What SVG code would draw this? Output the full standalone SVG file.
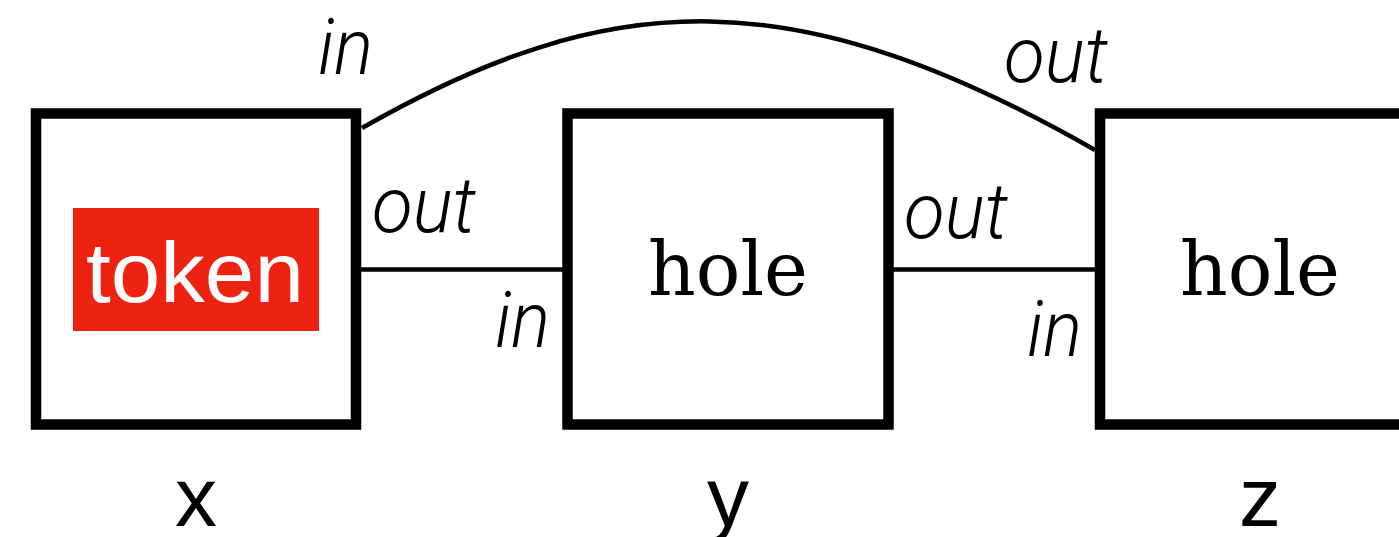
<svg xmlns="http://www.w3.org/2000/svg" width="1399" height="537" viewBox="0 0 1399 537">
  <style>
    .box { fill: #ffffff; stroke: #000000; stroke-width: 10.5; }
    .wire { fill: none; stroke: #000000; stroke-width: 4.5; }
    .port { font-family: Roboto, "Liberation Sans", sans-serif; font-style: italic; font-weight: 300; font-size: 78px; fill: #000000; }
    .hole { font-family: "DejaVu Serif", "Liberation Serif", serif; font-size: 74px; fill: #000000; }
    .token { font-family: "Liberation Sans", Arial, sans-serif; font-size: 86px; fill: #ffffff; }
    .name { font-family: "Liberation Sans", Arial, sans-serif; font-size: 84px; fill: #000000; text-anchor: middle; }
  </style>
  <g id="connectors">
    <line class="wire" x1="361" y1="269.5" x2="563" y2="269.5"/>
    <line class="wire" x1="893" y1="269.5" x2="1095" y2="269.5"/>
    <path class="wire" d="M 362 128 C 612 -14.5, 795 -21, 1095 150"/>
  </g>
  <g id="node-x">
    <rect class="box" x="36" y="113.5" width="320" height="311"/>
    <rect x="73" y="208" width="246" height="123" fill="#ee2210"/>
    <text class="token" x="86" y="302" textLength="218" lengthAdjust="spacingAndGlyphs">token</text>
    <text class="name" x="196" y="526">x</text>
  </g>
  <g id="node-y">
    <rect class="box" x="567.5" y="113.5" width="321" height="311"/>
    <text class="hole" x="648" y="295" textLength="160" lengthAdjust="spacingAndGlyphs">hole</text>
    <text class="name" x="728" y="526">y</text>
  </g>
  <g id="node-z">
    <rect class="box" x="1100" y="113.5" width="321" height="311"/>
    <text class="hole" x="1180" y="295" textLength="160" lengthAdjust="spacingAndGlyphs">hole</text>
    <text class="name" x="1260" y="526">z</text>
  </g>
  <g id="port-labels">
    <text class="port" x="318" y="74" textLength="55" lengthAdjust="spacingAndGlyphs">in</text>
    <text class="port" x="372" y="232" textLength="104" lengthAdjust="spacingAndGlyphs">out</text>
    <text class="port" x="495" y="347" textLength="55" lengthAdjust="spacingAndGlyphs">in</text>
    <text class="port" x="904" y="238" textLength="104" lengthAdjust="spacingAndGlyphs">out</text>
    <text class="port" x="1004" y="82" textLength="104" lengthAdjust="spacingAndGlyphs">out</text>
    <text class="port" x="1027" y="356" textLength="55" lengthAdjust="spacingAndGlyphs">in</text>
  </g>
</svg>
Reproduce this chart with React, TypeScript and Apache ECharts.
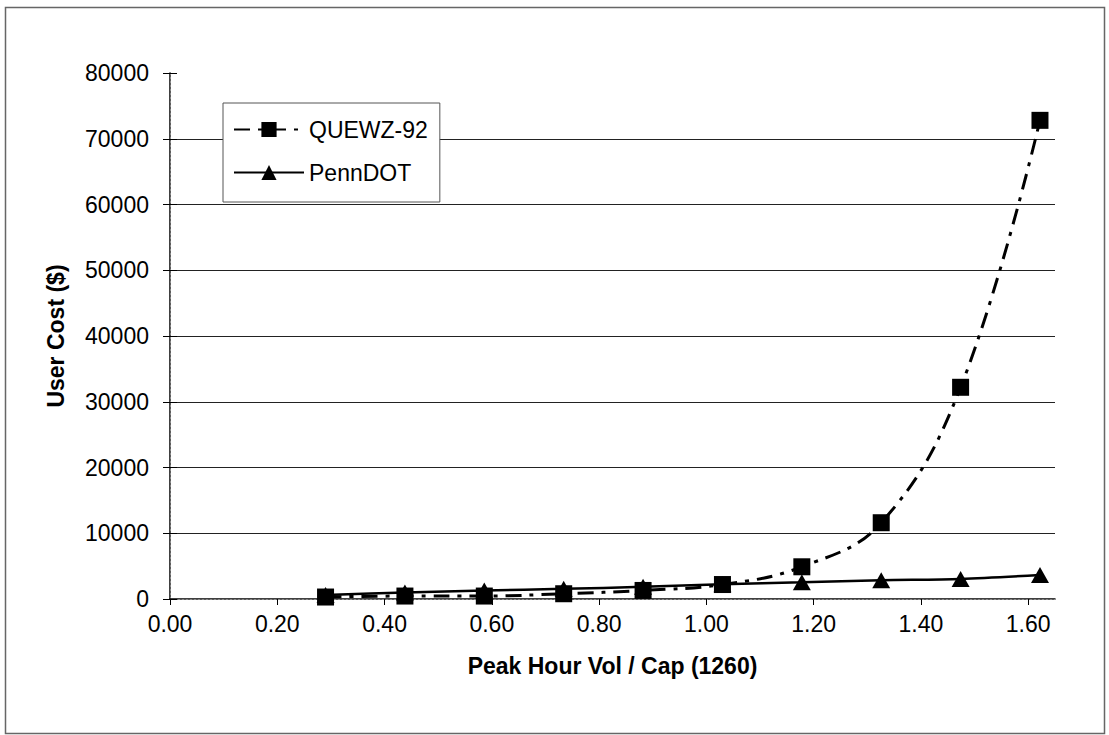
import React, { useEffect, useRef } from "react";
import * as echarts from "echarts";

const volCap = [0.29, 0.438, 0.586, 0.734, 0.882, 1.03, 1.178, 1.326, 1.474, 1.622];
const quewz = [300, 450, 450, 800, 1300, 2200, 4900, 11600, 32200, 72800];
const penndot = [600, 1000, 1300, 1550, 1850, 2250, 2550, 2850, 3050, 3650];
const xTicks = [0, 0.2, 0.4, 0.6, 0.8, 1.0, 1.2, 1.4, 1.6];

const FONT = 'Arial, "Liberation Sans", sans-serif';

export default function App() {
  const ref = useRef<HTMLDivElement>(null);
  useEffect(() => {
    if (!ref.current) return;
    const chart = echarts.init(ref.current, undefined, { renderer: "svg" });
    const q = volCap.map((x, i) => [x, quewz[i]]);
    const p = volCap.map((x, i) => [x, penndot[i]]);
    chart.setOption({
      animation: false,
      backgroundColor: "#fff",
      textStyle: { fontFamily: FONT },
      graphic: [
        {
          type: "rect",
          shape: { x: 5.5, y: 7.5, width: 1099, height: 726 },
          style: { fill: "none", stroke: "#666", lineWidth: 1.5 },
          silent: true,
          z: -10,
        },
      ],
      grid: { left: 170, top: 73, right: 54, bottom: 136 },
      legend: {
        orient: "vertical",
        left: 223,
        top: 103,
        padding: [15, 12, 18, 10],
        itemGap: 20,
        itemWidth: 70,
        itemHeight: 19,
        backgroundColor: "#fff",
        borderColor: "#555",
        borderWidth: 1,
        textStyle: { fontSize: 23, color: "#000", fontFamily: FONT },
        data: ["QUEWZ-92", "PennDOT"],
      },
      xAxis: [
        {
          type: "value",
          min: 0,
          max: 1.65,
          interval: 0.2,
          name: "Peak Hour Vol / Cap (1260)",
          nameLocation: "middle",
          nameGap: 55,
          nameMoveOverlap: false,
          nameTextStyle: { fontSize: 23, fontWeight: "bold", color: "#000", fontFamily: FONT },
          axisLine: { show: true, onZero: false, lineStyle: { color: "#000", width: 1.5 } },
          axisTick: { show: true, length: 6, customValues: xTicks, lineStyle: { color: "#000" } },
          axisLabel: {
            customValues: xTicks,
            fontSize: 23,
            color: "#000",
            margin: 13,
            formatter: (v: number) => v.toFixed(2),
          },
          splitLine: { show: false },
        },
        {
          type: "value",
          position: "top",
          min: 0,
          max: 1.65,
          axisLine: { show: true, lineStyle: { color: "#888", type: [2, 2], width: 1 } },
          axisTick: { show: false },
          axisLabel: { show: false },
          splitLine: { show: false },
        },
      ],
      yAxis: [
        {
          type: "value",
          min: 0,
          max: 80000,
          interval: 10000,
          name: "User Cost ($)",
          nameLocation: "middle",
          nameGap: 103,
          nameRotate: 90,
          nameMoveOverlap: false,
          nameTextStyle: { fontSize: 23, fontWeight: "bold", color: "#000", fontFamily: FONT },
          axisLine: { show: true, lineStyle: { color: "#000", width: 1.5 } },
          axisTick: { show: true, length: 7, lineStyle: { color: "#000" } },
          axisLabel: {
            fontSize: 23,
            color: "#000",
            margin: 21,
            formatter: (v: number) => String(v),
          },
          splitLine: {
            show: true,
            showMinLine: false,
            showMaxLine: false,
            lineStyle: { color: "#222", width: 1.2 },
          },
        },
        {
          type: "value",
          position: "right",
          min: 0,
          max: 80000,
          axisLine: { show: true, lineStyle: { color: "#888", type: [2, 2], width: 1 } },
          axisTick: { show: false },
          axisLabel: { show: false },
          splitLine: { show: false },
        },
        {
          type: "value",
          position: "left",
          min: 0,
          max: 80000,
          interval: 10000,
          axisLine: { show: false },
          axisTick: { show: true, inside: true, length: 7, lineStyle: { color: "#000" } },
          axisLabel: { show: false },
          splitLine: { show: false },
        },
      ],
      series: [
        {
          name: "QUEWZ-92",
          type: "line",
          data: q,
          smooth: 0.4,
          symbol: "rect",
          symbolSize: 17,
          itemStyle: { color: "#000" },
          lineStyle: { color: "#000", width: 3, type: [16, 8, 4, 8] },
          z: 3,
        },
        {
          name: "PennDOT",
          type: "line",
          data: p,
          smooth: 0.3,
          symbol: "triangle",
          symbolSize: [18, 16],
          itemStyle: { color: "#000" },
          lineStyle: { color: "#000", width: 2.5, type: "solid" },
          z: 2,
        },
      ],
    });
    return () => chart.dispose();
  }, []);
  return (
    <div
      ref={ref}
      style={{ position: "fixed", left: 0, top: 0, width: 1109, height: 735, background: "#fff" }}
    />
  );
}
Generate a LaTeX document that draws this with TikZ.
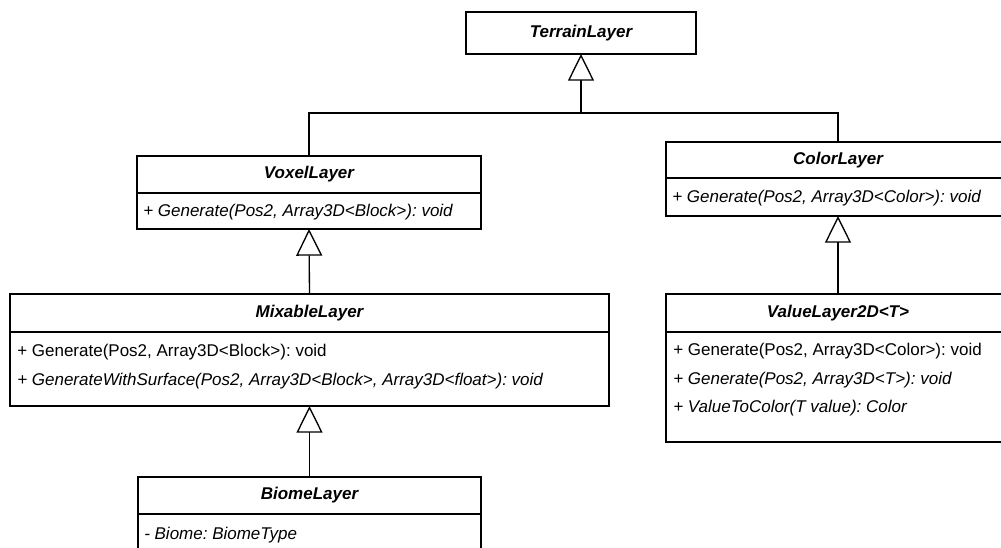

---------------

→ **AIM OF THE EXERCISE**
Repeat the data exactly, excluding the pictures.

→ **EXPECTED OUTPUT**
What SVG code would draw this? Output the full standalone SVG file.
<svg xmlns="http://www.w3.org/2000/svg" width="1399" height="537" viewBox="0 0 1399 537">
  <style>
    .box { fill: #ffffff; stroke: #000000; stroke-width: 10.5; }
    .wire { fill: none; stroke: #000000; stroke-width: 4.5; }
    .port { font-family: Roboto, "Liberation Sans", sans-serif; font-style: italic; font-weight: 300; font-size: 78px; fill: #000000; }
    .hole { font-family: "DejaVu Serif", "Liberation Serif", serif; font-size: 74px; fill: #000000; }
    .token { font-family: "Liberation Sans", Arial, sans-serif; font-size: 86px; fill: #ffffff; }
    .name { font-family: "Liberation Sans", Arial, sans-serif; font-size: 84px; fill: #000000; text-anchor: middle; }
  </style>
  <g id="connectors">
    <line class="wire" x1="361" y1="269.5" x2="563" y2="269.5"/>
    <line class="wire" x1="893" y1="269.5" x2="1095" y2="269.5"/>
    <path class="wire" d="M 362 128 C 612 -14.5, 795 -21, 1095 150"/>
  </g>
  <g id="node-x">
    <rect class="box" x="36" y="113.5" width="320" height="311"/>
    <rect x="73" y="208" width="246" height="123" fill="#ee2210"/>
    <text class="token" x="86" y="302" textLength="218" lengthAdjust="spacingAndGlyphs">token</text>
    <text class="name" x="196" y="526">x</text>
  </g>
  <g id="node-y">
    <rect class="box" x="567.5" y="113.5" width="321" height="311"/>
    <text class="hole" x="648" y="295" textLength="160" lengthAdjust="spacingAndGlyphs">hole</text>
    <text class="name" x="728" y="526">y</text>
  </g>
  <g id="node-z">
    <rect class="box" x="1100" y="113.5" width="321" height="311"/>
    <text class="hole" x="1180" y="295" textLength="160" lengthAdjust="spacingAndGlyphs">hole</text>
    <text class="name" x="1260" y="526">z</text>
  </g>
  <g id="port-labels">
    <text class="port" x="318" y="74" textLength="55" lengthAdjust="spacingAndGlyphs">in</text>
    <text class="port" x="372" y="232" textLength="104" lengthAdjust="spacingAndGlyphs">out</text>
    <text class="port" x="495" y="347" textLength="55" lengthAdjust="spacingAndGlyphs">in</text>
    <text class="port" x="904" y="238" textLength="104" lengthAdjust="spacingAndGlyphs">out</text>
    <text class="port" x="1004" y="82" textLength="104" lengthAdjust="spacingAndGlyphs">out</text>
    <text class="port" x="1027" y="356" textLength="55" lengthAdjust="spacingAndGlyphs">in</text>
  </g>
</svg>
Reproduce this chart with React, TypeScript and Apache ECharts.
import React, { useEffect, useRef } from "react";
import * as echarts from "echarts";

const volCap = [0.29, 0.438, 0.586, 0.734, 0.882, 1.03, 1.178, 1.326, 1.474, 1.622];
const quewz = [300, 450, 450, 800, 1300, 2200, 4900, 11600, 32200, 72800];
const penndot = [600, 1000, 1300, 1550, 1850, 2250, 2550, 2850, 3050, 3650];
const xTicks = [0, 0.2, 0.4, 0.6, 0.8, 1.0, 1.2, 1.4, 1.6];

const FONT = 'Arial, "Liberation Sans", sans-serif';

export default function App() {
  const ref = useRef<HTMLDivElement>(null);
  useEffect(() => {
    if (!ref.current) return;
    const chart = echarts.init(ref.current, undefined, { renderer: "svg" });
    const q = volCap.map((x, i) => [x, quewz[i]]);
    const p = volCap.map((x, i) => [x, penndot[i]]);
    chart.setOption({
      animation: false,
      backgroundColor: "#fff",
      textStyle: { fontFamily: FONT },
      graphic: [
        {
          type: "rect",
          shape: { x: 5.5, y: 7.5, width: 1099, height: 726 },
          style: { fill: "none", stroke: "#666", lineWidth: 1.5 },
          silent: true,
          z: -10,
        },
      ],
      grid: { left: 170, top: 73, right: 54, bottom: 136 },
      legend: {
        orient: "vertical",
        left: 223,
        top: 103,
        padding: [15, 12, 18, 10],
        itemGap: 20,
        itemWidth: 70,
        itemHeight: 19,
        backgroundColor: "#fff",
        borderColor: "#555",
        borderWidth: 1,
        textStyle: { fontSize: 23, color: "#000", fontFamily: FONT },
        data: ["QUEWZ-92", "PennDOT"],
      },
      xAxis: [
        {
          type: "value",
          min: 0,
          max: 1.65,
          interval: 0.2,
          name: "Peak Hour Vol / Cap (1260)",
          nameLocation: "middle",
          nameGap: 55,
          nameMoveOverlap: false,
          nameTextStyle: { fontSize: 23, fontWeight: "bold", color: "#000", fontFamily: FONT },
          axisLine: { show: true, onZero: false, lineStyle: { color: "#000", width: 1.5 } },
          axisTick: { show: true, length: 6, customValues: xTicks, lineStyle: { color: "#000" } },
          axisLabel: {
            customValues: xTicks,
            fontSize: 23,
            color: "#000",
            margin: 13,
            formatter: (v: number) => v.toFixed(2),
          },
          splitLine: { show: false },
        },
        {
          type: "value",
          position: "top",
          min: 0,
          max: 1.65,
          axisLine: { show: true, lineStyle: { color: "#888", type: [2, 2], width: 1 } },
          axisTick: { show: false },
          axisLabel: { show: false },
          splitLine: { show: false },
        },
      ],
      yAxis: [
        {
          type: "value",
          min: 0,
          max: 80000,
          interval: 10000,
          name: "User Cost ($)",
          nameLocation: "middle",
          nameGap: 103,
          nameRotate: 90,
          nameMoveOverlap: false,
          nameTextStyle: { fontSize: 23, fontWeight: "bold", color: "#000", fontFamily: FONT },
          axisLine: { show: true, lineStyle: { color: "#000", width: 1.5 } },
          axisTick: { show: true, length: 7, lineStyle: { color: "#000" } },
          axisLabel: {
            fontSize: 23,
            color: "#000",
            margin: 21,
            formatter: (v: number) => String(v),
          },
          splitLine: {
            show: true,
            showMinLine: false,
            showMaxLine: false,
            lineStyle: { color: "#222", width: 1.2 },
          },
        },
        {
          type: "value",
          position: "right",
          min: 0,
          max: 80000,
          axisLine: { show: true, lineStyle: { color: "#888", type: [2, 2], width: 1 } },
          axisTick: { show: false },
          axisLabel: { show: false },
          splitLine: { show: false },
        },
        {
          type: "value",
          position: "left",
          min: 0,
          max: 80000,
          interval: 10000,
          axisLine: { show: false },
          axisTick: { show: true, inside: true, length: 7, lineStyle: { color: "#000" } },
          axisLabel: { show: false },
          splitLine: { show: false },
        },
      ],
      series: [
        {
          name: "QUEWZ-92",
          type: "line",
          data: q,
          smooth: 0.4,
          symbol: "rect",
          symbolSize: 17,
          itemStyle: { color: "#000" },
          lineStyle: { color: "#000", width: 3, type: [16, 8, 4, 8] },
          z: 3,
        },
        {
          name: "PennDOT",
          type: "line",
          data: p,
          smooth: 0.3,
          symbol: "triangle",
          symbolSize: [18, 16],
          itemStyle: { color: "#000" },
          lineStyle: { color: "#000", width: 2.5, type: "solid" },
          z: 2,
        },
      ],
    });
    return () => chart.dispose();
  }, []);
  return (
    <div
      ref={ref}
      style={{ position: "fixed", left: 0, top: 0, width: 1109, height: 735, background: "#fff" }}
    />
  );
}
Generate a LaTeX document that draws this with TikZ.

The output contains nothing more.